Page MenuHomePhabricator

Export: add namespace to page
Closed, ResolvedPublic

Description

Please add the namespace of a page when export.

It is very hard to determine the namespace of a title. It is better when MediaWiki can give the right number inside the export/dump.

function openPage in Export.php has the full row of page_table, so the namespace information is there. Please add the information to the output.

Thanks.


Version: unspecified
Severity: enhancement

Details

Reference
bz25542

Event Timeline

bzimport raised the priority of this task from to Medium.Nov 21 2014, 11:20 PM
bzimport set Reference to bz25542.
bzimport added a subscriber: Unknown Object (MLST).

Created attachment 7740
add ns to title-tag

The attached patch add a "ns" attribute to the title tag.

Attached:

The dump preamble includes the full list of content namespace prefixes in the <siteinfo> section, which makes it a pretty straightforward string comparison. Adding a namespace attribute on the <page>'s <title> wouldn't hurt terribly, but would be redundant and could cause confusion if xml dump files are edited in some way such that the namespaces no longer match.

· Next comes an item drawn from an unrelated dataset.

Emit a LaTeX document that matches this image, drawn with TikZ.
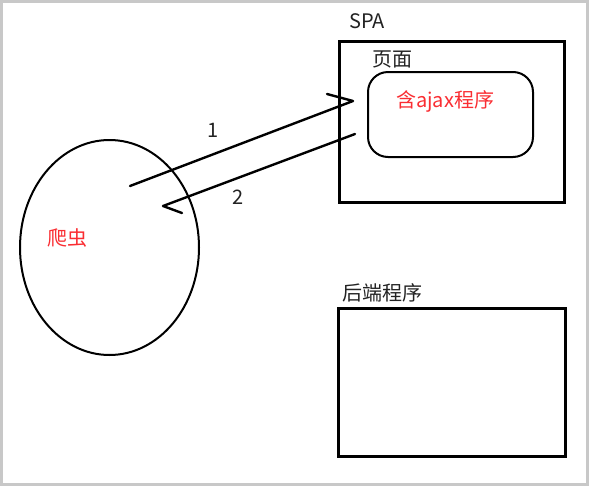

Would require update to the .xsd schema file as well.

May require updates to other dump processing infrastructure to maintain it through bulk data dumps, otherwise it's not of much use.

(In reply to comment #2)

The dump preamble includes the full list of content namespace prefixes in the
<siteinfo> section, which makes it a pretty straightforward string comparison.
Adding a namespace attribute on the <page>'s <title> wouldn't hurt terribly,
but would be redundant and could cause confusion if xml dump files are edited
in some way such that the namespaces no longer match.
Would require update to the .xsd schema file as well.
May require updates to other dump processing infrastructure to maintain it
through bulk data dumps, otherwise it's not of much use.

String comparison can be expensive (depends on language) and you have also to check with a colon after the namespace to avoid false namespace (a page named "Template Test" is not a template).

If you find, that this is redundant and each dump user can find the namespace himself, than WONTFIX this, it is only a idea for easy work with the dump.